Use Modern Tracking Tools
Even though the shuttle is gone, you can use apps like "ISS Detector" or "Spot the Station" to see the ISS passing overhead. When you see that bright dot, remember that it was built piece-by-piece by a fleet of space planes that had to manually "plug in" while moving five miles per second.
Study the "Androgynous" Design
If you're into engineering, look up the specs for the APAS-95 system. It’s a masterclass in how to design hardware that works across different cultures and languages. It's the reason the US and Russia could work together in the first place.

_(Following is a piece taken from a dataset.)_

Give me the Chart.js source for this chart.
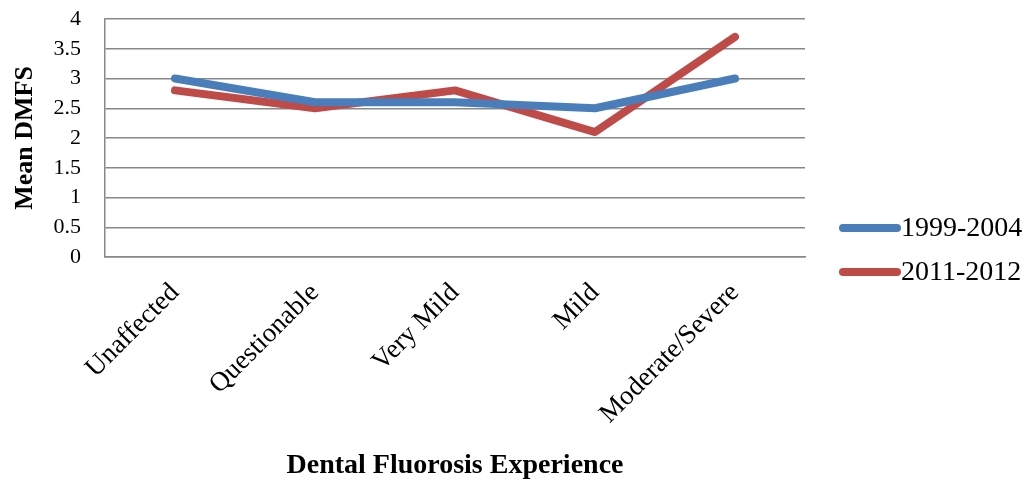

Visit the Remaining Shuttles
To truly understand the scale of a space shuttle docked to ISS, you have to see the orbiters in person.
- Discovery (Udvar-Hazy Center, Virginia): The most flown shuttle.
- Atlantis (Kennedy Space Center, Florida): Displayed as if it's still in orbit with the cargo bay open.
- Endeavour (California Science Center, LA): Currently being set up in a full vertical launch stack.
Seeing the size of the docking ring on the actual vehicle puts the sheer audacity of these missions into perspective. It wasn't just a docking; it was a feat of willpower. We decided to build a city in the sky using a fleet of reusable trucks, and for thirty years, we actually made it look easy. It wasn't. It was the hardest thing we've ever done.